Adjusting HVAC in degrees-C is infuriating to my Fahrenheit sensibilities. 20C is cold, 22C is hot. 21C is probably ok but really I want something like 20.5C. The comfortable range for a room is 3-5 whole units of F, but requires a bunch of fractions in C that you may not even have available on your thermostat.
Sure, converting between units is easy in the metric system. That doesn't make it the best thing to use all the time. Hell, the idea of thousandths of an inch is used commonly, so even the imperial system is base 1000 in some cases. But I've never seen anyone utilize the fractional scale with metric units, probably because the units are the wrong size for that to be useful.
People who use metric units are perfectly happy rounding to the nearest 0.5cm or 0.25cm if that's what's needed, exactly as people do with inches. Why on earth would you imagine people use mm if something doesn't call for them?
Maybe metric users do use fractions and I just don’t hear about it. Is that table one and a quarter meters high?

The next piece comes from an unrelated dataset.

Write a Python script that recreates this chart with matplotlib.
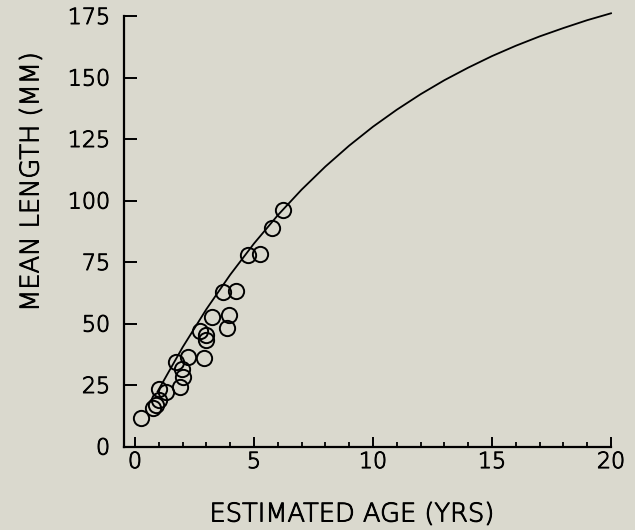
import matplotlib
matplotlib.use("Agg")
import matplotlib.pyplot as plt
import matplotlib.patheffects as pe
from matplotlib.ticker import MultipleLocator

# observed mean lengths by estimated age
age = [0.24, 0.74, 0.90, 1.00, 1.02, 1.30, 1.89, 1.72, 1.96, 2.00, 2.24, 2.90,
       2.73, 2.98, 2.98, 3.22, 3.96, 3.88, 3.72, 4.26, 4.76, 5.25, 5.74, 6.23]
length = [11.4, 15.5, 16.9, 18.9, 23.3, 22.3, 24.0, 34.5, 31.5, 28.4, 36.5, 35.9,
          47.1, 45.3, 43.3, 52.5, 53.5, 48.0, 62.9, 63.1, 77.8, 78.4, 88.8, 96.0]

# growth curve
curve_age = [0.95, 1, 2, 3, 4, 5, 6, 7, 8, 9, 10, 11, 12, 13, 14, 15, 16, 17, 18, 19, 20]
curve_len = [22.3, 23.2, 40.3, 55.8, 69.8, 82.5, 94.0, 104.4, 113.8, 122.3, 130.0,
             136.9, 143.2, 148.9, 154.0, 158.7, 162.9, 166.7, 170.1, 173.3, 176.1]

bg = '#dad9ce'
plt.rcParams['font.family'] = ['DejaVu Sans']
thin = [pe.withStroke(linewidth=0.7, foreground='black')]

fig = plt.figure(figsize=(6.35, 5.3), dpi=100, facecolor=bg)
ax = fig.add_axes([124/635, 1 - 446.5/530, 487/635, 430.5/530])
ax.set_facecolor(bg)

ax.plot(curve_age, curve_len, color='black', lw=1.3, clip_on=False)
ax.plot(age, length, 'o', mfc='none', mec='black', mew=1.4, ms=11)

ax.set_xlim(-0.46, 20)
ax.set_ylim(0, 175)
ax.xaxis.set_major_locator(MultipleLocator(5))
ax.xaxis.set_minor_locator(MultipleLocator(1))
ax.yaxis.set_major_locator(MultipleLocator(25))

for s in ['top', 'right']:
    ax.spines[s].set_visible(False)
for s in ['left', 'bottom']:
    ax.spines[s].set_linewidth(1.6)

ax.tick_params(axis='both', which='major', direction='in', width=1.4, labelsize=16, colors='black')
ax.tick_params(axis='y', which='major', length=9.5, pad=10)
ax.tick_params(axis='x', which='major', length=7.5, pad=4)
ax.tick_params(axis='x', which='minor', direction='in', length=3.5, width=1.3)
for lab in ax.get_xticklabels() + ax.get_yticklabels():
    lab.set_fontweight('light')
    lab.set_path_effects(thin)

fig.text(352/635, 1 - 514/530, 'ESTIMATED AGE (YRS)', ha='center', va='center',
         fontsize=18.5, fontweight='light', path_effects=thin)
fig.text(31/635, 1 - 182/530, 'MEAN LENGTH (MM)', ha='center', va='center',
         rotation=90, fontsize=18.5, fontweight='light', path_effects=thin)

fig.savefig('out.png', dpi=100, facecolor=bg)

If you're cutting it yourself, a precision of 1mm is finer than your saw blade or pencil line anyway, so it's plenty enough.
When I hear anything past about 1/8th of an inch my brain shuts down, and I give up.
In reality I use both systems all the time. It’s situational.
> When I hear anything past about 1/8th of an inch my brain shuts down, and I give up.
Realistically, same. 32nds don’t get used outside of some specialty wrenches. 16ths are a practical limit where other scales start to make more sense. Probably millimeters.
> How do you divide 7"3/8 by 5?
Same way I divide 4.7625 cm by 5. With a calculator.
When more precision is needed, so easy to go to the 32nd
That's not realistic, obviously, so we just pick one. The units in the system are arbitrary, really.
In reality regardless of the system you choose every calculation is going to end up with fractions of something. You aren't just going to do it in your head.
For example, you could define mars units where the gravitational acceleration on mars is 1. Now your velocity in freefall is just equal to the time you've been freefalling! You don't even have to do a calculation!
(note: Don't actually do this. Gravitational acceleration isn't a constant when you're doing orbital mechanics.)